» Goal
Skip the pictures and quote all of the lines exactly.
-- start of Information supplied --
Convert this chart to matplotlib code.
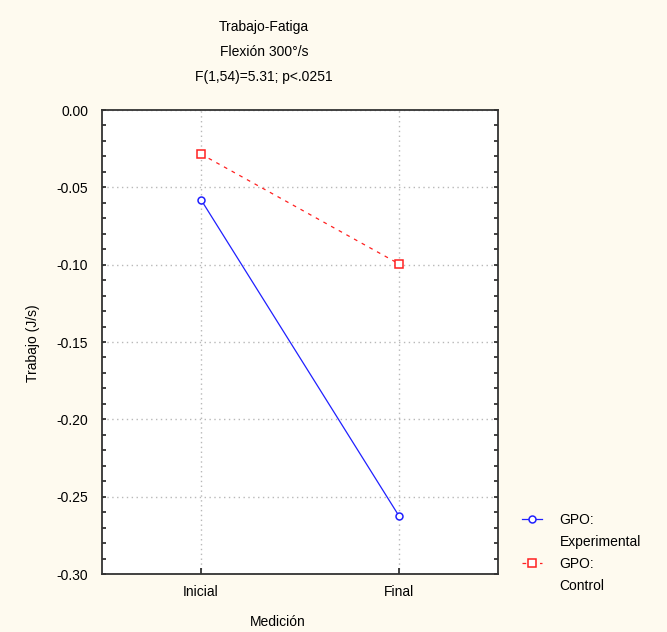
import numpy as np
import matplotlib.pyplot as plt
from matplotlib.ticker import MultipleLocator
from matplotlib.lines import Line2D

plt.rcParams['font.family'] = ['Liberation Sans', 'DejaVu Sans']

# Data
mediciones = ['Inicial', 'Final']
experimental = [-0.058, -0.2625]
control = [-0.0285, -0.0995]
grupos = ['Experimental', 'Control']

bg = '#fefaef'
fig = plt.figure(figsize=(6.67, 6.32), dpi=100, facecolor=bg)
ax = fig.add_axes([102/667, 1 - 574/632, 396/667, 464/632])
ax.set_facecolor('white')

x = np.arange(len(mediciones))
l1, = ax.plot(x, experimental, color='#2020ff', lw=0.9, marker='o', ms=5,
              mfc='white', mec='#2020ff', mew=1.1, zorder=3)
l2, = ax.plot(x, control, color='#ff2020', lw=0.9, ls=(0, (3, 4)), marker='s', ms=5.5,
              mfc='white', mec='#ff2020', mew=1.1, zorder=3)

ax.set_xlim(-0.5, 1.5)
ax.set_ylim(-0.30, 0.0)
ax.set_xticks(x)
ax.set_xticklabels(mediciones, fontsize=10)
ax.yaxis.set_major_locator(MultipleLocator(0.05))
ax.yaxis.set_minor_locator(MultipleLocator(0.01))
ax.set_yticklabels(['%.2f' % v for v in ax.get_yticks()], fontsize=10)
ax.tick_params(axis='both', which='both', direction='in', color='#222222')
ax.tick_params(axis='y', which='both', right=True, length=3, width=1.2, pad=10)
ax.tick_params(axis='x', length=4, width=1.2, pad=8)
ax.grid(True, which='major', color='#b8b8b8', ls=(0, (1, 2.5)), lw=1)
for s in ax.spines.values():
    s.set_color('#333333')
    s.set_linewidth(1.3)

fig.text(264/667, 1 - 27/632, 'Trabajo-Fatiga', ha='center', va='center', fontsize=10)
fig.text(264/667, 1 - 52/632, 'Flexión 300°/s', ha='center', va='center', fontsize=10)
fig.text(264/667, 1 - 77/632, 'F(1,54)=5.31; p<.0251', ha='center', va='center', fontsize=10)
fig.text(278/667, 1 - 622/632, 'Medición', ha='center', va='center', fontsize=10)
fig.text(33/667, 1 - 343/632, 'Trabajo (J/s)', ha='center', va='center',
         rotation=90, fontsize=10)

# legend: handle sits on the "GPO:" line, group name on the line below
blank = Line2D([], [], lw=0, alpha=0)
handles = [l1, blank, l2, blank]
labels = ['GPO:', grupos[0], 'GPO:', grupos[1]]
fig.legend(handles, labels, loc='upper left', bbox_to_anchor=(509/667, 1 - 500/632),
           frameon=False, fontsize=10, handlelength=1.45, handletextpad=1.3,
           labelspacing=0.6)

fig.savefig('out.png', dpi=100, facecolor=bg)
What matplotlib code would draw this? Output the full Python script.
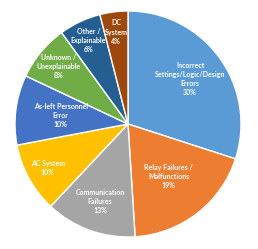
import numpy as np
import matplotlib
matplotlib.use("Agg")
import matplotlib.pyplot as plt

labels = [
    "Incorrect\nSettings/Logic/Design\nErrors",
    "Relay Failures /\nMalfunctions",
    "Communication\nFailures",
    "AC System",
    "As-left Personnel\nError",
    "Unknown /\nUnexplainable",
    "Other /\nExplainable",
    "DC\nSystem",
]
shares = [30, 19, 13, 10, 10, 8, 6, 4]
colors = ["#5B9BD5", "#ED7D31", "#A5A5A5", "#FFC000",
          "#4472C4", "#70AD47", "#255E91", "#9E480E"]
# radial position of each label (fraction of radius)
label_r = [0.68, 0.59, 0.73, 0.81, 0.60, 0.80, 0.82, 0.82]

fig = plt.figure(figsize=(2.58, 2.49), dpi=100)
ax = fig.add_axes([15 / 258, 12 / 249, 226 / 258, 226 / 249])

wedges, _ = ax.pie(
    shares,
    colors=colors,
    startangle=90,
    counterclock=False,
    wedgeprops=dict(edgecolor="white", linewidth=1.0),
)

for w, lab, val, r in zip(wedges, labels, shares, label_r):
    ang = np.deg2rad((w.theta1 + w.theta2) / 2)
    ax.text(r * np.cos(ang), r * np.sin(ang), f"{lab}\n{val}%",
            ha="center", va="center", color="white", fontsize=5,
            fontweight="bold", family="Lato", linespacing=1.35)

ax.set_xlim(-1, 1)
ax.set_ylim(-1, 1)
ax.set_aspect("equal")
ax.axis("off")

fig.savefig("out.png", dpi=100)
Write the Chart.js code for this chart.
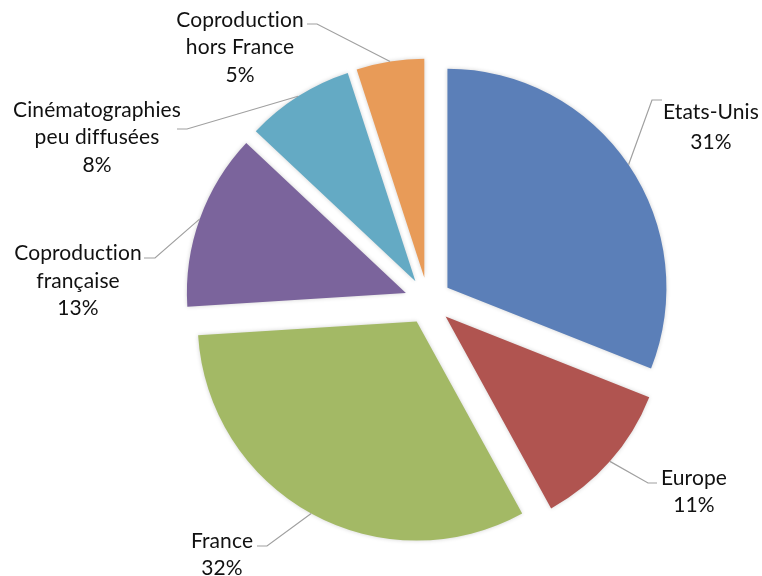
-- end of Information supplied --
» Answer for this exercise
Convert this chart to matplotlib code.
import numpy as np
import matplotlib.pyplot as plt
from matplotlib.ticker import MultipleLocator
from matplotlib.lines import Line2D

plt.rcParams['font.family'] = ['Liberation Sans', 'DejaVu Sans']

# Data
mediciones = ['Inicial', 'Final']
experimental = [-0.058, -0.2625]
control = [-0.0285, -0.0995]
grupos = ['Experimental', 'Control']

bg = '#fefaef'
fig = plt.figure(figsize=(6.67, 6.32), dpi=100, facecolor=bg)
ax = fig.add_axes([102/667, 1 - 574/632, 396/667, 464/632])
ax.set_facecolor('white')

x = np.arange(len(mediciones))
l1, = ax.plot(x, experimental, color='#2020ff', lw=0.9, marker='o', ms=5,
              mfc='white', mec='#2020ff', mew=1.1, zorder=3)
l2, = ax.plot(x, control, color='#ff2020', lw=0.9, ls=(0, (3, 4)), marker='s', ms=5.5,
              mfc='white', mec='#ff2020', mew=1.1, zorder=3)

ax.set_xlim(-0.5, 1.5)
ax.set_ylim(-0.30, 0.0)
ax.set_xticks(x)
ax.set_xticklabels(mediciones, fontsize=10)
ax.yaxis.set_major_locator(MultipleLocator(0.05))
ax.yaxis.set_minor_locator(MultipleLocator(0.01))
ax.set_yticklabels(['%.2f' % v for v in ax.get_yticks()], fontsize=10)
ax.tick_params(axis='both', which='both', direction='in', color='#222222')
ax.tick_params(axis='y', which='both', right=True, length=3, width=1.2, pad=10)
ax.tick_params(axis='x', length=4, width=1.2, pad=8)
ax.grid(True, which='major', color='#b8b8b8', ls=(0, (1, 2.5)), lw=1)
for s in ax.spines.values():
    s.set_color('#333333')
    s.set_linewidth(1.3)

fig.text(264/667, 1 - 27/632, 'Trabajo-Fatiga', ha='center', va='center', fontsize=10)
fig.text(264/667, 1 - 52/632, 'Flexión 300°/s', ha='center', va='center', fontsize=10)
fig.text(264/667, 1 - 77/632, 'F(1,54)=5.31; p<.0251', ha='center', va='center', fontsize=10)
fig.text(278/667, 1 - 622/632, 'Medición', ha='center', va='center', fontsize=10)
fig.text(33/667, 1 - 343/632, 'Trabajo (J/s)', ha='center', va='center',
         rotation=90, fontsize=10)

# legend: handle sits on the "GPO:" line, group name on the line below
blank = Line2D([], [], lw=0, alpha=0)
handles = [l1, blank, l2, blank]
labels = ['GPO:', grupos[0], 'GPO:', grupos[1]]
fig.legend(handles, labels, loc='upper left', bbox_to_anchor=(509/667, 1 - 500/632),
           frameon=False, fontsize=10, handlelength=1.45, handletextpad=1.3,
           labelspacing=0.6)

fig.savefig('out.png', dpi=100, facecolor=bg)
What matplotlib code would draw this? Output the full Python script.
import numpy as np
import matplotlib
matplotlib.use("Agg")
import matplotlib.pyplot as plt

labels = [
    "Incorrect\nSettings/Logic/Design\nErrors",
    "Relay Failures /\nMalfunctions",
    "Communication\nFailures",
    "AC System",
    "As-left Personnel\nError",
    "Unknown /\nUnexplainable",
    "Other /\nExplainable",
    "DC\nSystem",
]
shares = [30, 19, 13, 10, 10, 8, 6, 4]
colors = ["#5B9BD5", "#ED7D31", "#A5A5A5", "#FFC000",
          "#4472C4", "#70AD47", "#255E91", "#9E480E"]
# radial position of each label (fraction of radius)
label_r = [0.68, 0.59, 0.73, 0.81, 0.60, 0.80, 0.82, 0.82]

fig = plt.figure(figsize=(2.58, 2.49), dpi=100)
ax = fig.add_axes([15 / 258, 12 / 249, 226 / 258, 226 / 249])

wedges, _ = ax.pie(
    shares,
    colors=colors,
    startangle=90,
    counterclock=False,
    wedgeprops=dict(edgecolor="white", linewidth=1.0),
)

for w, lab, val, r in zip(wedges, labels, shares, label_r):
    ang = np.deg2rad((w.theta1 + w.theta2) / 2)
    ax.text(r * np.cos(ang), r * np.sin(ang), f"{lab}\n{val}%",
            ha="center", va="center", color="white", fontsize=5,
            fontweight="bold", family="Lato", linespacing=1.35)

ax.set_xlim(-1, 1)
ax.set_ylim(-1, 1)
ax.set_aspect("equal")
ax.axis("off")

fig.savefig("out.png", dpi=100)
Write the Chart.js code for this chart.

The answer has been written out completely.